■ **Request**: Tally up the lines that include "with" and state that number by itself.

* * * *

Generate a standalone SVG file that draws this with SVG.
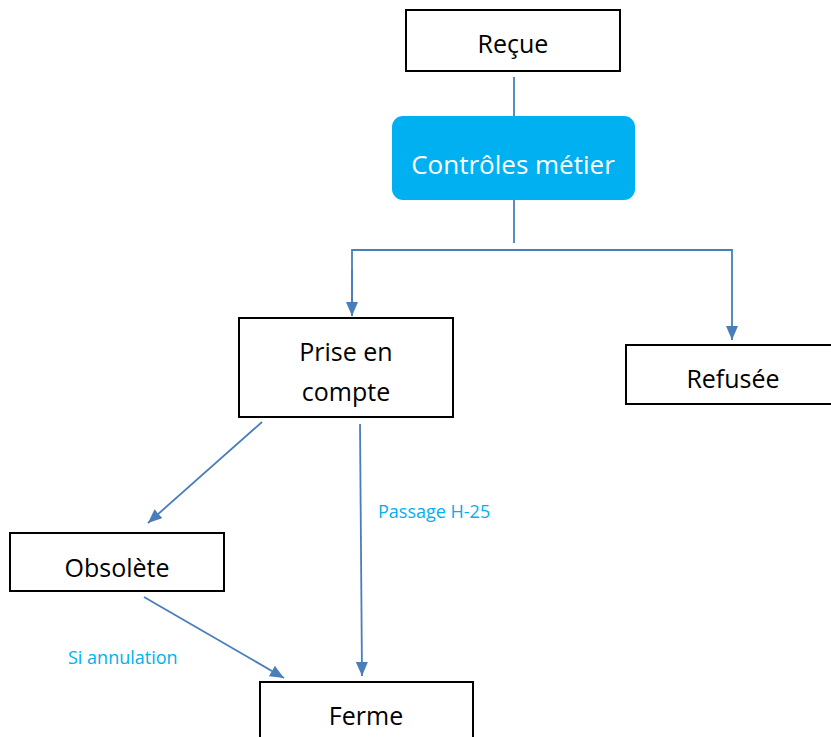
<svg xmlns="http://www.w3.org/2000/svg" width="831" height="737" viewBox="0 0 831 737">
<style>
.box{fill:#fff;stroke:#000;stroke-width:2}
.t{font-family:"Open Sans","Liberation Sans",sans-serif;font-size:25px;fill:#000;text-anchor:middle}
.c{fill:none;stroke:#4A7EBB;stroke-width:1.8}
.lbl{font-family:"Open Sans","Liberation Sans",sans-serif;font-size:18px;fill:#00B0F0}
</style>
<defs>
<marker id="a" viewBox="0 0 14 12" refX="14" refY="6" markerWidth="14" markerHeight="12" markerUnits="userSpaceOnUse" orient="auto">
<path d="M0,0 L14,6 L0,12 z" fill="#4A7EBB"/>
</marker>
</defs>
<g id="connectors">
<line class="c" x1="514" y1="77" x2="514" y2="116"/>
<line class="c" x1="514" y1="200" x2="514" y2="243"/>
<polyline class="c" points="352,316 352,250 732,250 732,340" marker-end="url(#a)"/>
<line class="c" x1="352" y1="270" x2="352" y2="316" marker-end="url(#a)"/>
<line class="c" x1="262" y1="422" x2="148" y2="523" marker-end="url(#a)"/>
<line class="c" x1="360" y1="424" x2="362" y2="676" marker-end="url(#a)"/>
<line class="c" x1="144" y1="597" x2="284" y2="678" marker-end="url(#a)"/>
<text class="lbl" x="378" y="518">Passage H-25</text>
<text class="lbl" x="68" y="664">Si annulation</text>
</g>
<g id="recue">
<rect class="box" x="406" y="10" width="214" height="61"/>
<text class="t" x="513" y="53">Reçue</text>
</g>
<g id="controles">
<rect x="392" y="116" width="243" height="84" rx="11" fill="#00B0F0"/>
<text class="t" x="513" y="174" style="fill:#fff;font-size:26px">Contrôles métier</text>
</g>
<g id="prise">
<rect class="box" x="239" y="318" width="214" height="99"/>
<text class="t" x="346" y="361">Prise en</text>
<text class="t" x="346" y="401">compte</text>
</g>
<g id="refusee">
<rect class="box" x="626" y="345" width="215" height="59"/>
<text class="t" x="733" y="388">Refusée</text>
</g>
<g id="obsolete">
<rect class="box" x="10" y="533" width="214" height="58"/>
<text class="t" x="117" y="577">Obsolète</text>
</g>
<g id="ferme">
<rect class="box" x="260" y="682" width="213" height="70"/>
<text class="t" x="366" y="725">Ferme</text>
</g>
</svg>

* * * *

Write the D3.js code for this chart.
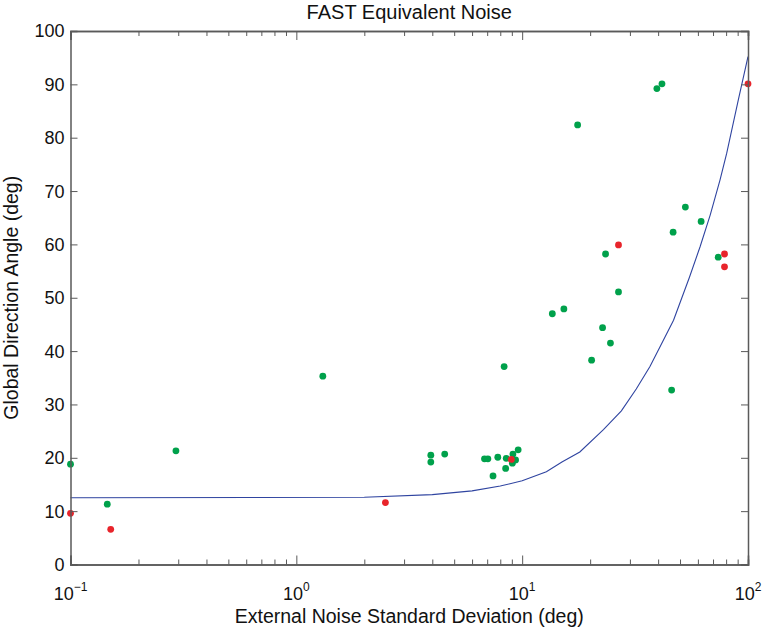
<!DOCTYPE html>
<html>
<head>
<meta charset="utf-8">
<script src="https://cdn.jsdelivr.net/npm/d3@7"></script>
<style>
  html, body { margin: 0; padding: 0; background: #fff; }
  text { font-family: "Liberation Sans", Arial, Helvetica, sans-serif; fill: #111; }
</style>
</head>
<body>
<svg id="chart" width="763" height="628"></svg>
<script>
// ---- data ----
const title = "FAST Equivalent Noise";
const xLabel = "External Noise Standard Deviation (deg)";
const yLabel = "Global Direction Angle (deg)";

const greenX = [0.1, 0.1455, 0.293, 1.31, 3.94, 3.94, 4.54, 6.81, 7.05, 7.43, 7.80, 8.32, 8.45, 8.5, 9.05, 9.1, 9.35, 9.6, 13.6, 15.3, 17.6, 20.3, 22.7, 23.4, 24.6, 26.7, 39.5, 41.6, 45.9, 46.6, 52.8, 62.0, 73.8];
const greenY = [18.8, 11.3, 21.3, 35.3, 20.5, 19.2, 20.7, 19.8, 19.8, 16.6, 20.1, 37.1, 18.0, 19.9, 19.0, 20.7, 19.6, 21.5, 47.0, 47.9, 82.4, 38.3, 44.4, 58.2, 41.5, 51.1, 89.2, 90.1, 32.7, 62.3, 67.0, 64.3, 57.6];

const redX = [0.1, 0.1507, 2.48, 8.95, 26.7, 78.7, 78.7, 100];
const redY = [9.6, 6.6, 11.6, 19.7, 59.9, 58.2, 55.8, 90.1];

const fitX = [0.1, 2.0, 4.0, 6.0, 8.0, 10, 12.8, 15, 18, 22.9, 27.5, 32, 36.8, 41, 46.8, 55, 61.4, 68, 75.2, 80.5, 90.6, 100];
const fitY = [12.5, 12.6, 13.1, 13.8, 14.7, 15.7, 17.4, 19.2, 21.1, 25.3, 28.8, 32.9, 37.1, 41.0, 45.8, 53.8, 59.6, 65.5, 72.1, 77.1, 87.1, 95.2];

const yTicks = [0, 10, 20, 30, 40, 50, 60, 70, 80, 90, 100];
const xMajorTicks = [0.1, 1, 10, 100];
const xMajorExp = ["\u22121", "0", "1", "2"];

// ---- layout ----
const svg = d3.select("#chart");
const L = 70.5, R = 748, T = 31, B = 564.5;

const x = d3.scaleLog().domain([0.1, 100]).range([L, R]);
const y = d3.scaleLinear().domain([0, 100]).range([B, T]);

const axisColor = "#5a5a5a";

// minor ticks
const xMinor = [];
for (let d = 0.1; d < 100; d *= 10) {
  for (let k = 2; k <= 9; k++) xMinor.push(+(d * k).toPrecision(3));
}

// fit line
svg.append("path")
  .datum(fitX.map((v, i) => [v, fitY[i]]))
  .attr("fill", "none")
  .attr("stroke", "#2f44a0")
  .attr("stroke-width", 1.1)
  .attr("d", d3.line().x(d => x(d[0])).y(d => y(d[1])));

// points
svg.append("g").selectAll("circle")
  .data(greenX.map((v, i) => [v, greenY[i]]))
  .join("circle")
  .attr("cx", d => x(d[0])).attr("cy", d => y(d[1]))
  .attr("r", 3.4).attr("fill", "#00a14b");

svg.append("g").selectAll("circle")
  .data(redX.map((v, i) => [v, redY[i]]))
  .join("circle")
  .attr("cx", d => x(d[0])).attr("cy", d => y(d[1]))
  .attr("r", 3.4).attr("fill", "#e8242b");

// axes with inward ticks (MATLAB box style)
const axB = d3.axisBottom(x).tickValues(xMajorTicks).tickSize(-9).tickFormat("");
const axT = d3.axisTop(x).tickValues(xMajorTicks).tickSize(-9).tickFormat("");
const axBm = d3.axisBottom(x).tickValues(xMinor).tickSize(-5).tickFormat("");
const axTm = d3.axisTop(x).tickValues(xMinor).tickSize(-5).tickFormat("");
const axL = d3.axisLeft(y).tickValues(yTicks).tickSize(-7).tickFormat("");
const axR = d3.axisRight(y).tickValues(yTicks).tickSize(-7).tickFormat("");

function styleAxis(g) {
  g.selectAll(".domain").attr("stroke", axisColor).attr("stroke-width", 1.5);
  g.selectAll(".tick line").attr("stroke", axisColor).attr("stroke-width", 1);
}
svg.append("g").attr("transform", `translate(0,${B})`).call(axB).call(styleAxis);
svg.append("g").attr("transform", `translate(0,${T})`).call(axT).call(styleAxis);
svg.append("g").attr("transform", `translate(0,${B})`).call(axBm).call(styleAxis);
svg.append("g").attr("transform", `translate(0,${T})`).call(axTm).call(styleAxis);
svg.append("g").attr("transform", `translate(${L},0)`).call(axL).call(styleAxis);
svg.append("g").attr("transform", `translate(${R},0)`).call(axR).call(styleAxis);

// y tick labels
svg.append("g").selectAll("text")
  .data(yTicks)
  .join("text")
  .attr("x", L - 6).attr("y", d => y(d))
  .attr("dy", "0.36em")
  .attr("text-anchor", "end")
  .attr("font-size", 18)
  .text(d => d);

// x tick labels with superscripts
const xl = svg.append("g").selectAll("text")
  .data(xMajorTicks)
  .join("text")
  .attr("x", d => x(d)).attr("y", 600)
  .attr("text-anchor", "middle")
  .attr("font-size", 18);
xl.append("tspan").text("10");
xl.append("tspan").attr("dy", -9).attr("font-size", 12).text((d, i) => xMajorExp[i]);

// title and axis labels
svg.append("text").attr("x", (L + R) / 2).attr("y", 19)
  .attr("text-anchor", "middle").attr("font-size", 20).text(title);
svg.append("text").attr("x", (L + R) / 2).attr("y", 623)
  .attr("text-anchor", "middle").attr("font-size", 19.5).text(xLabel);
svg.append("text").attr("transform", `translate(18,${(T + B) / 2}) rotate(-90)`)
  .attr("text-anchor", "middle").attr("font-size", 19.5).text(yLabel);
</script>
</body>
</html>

* * * *

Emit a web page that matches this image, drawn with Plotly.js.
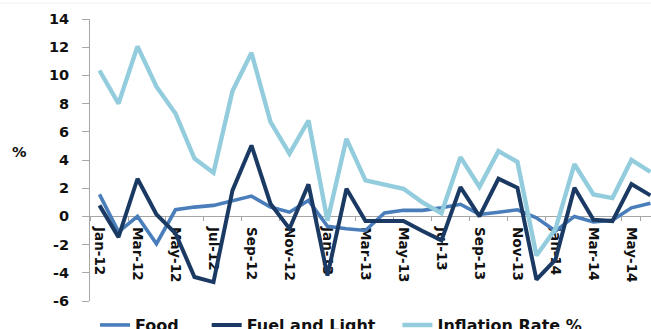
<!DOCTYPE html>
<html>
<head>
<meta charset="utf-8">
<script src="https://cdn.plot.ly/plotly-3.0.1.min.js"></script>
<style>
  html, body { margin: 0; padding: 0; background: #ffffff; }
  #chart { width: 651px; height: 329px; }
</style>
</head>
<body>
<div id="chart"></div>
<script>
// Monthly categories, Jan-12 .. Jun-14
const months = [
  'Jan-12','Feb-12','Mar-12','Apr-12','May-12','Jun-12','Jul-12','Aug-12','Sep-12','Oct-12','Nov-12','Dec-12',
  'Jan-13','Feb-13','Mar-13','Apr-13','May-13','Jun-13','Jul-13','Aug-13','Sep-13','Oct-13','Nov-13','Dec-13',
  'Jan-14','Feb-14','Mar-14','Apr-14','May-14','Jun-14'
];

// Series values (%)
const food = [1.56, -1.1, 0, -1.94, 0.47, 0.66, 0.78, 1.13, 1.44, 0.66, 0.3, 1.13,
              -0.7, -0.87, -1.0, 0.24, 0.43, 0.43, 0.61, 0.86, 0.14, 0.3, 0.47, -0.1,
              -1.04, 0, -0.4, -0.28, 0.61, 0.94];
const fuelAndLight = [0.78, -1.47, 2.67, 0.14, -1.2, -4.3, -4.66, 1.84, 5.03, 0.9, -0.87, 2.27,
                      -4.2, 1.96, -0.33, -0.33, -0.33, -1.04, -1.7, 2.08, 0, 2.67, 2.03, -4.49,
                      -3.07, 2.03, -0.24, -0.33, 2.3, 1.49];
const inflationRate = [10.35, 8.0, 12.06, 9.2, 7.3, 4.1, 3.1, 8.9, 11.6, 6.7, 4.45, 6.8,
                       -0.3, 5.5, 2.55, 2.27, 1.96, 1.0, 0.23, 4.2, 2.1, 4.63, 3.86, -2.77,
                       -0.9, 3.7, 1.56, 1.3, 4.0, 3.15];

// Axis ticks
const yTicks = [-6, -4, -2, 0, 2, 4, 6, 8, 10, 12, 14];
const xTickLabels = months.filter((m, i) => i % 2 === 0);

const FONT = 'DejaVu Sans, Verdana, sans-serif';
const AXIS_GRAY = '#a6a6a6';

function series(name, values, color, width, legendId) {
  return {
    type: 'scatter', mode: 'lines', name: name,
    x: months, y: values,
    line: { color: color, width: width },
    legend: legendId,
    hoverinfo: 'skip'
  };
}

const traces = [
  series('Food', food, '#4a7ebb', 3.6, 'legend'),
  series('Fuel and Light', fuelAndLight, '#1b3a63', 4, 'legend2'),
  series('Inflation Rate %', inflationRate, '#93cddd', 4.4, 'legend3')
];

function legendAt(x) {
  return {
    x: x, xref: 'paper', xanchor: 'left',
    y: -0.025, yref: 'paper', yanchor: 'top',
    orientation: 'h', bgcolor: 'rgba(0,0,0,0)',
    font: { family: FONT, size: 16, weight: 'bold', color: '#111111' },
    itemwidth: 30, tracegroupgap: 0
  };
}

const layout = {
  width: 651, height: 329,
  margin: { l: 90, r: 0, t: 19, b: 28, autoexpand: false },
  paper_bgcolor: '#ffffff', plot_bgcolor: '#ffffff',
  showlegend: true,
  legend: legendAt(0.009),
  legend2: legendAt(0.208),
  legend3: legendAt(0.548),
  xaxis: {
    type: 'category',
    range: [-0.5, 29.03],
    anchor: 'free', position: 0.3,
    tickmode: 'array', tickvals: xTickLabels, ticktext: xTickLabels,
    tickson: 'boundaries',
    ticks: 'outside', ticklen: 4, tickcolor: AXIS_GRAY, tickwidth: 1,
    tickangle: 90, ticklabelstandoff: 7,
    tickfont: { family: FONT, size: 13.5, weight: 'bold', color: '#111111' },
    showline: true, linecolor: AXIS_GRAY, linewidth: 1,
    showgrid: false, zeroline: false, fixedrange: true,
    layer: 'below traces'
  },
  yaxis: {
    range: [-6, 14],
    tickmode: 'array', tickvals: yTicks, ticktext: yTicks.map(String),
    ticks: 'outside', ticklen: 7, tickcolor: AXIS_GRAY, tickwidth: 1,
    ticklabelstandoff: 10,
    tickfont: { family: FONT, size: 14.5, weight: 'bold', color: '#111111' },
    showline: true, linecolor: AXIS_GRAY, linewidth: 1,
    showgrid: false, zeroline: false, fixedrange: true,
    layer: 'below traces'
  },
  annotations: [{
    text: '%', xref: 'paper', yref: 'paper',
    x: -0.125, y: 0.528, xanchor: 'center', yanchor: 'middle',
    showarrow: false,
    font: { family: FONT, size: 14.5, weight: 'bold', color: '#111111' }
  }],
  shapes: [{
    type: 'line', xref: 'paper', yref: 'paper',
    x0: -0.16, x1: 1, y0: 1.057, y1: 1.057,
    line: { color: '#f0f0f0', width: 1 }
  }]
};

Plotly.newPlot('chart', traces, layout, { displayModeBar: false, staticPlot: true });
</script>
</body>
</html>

* * * *

■ **Task result**: 4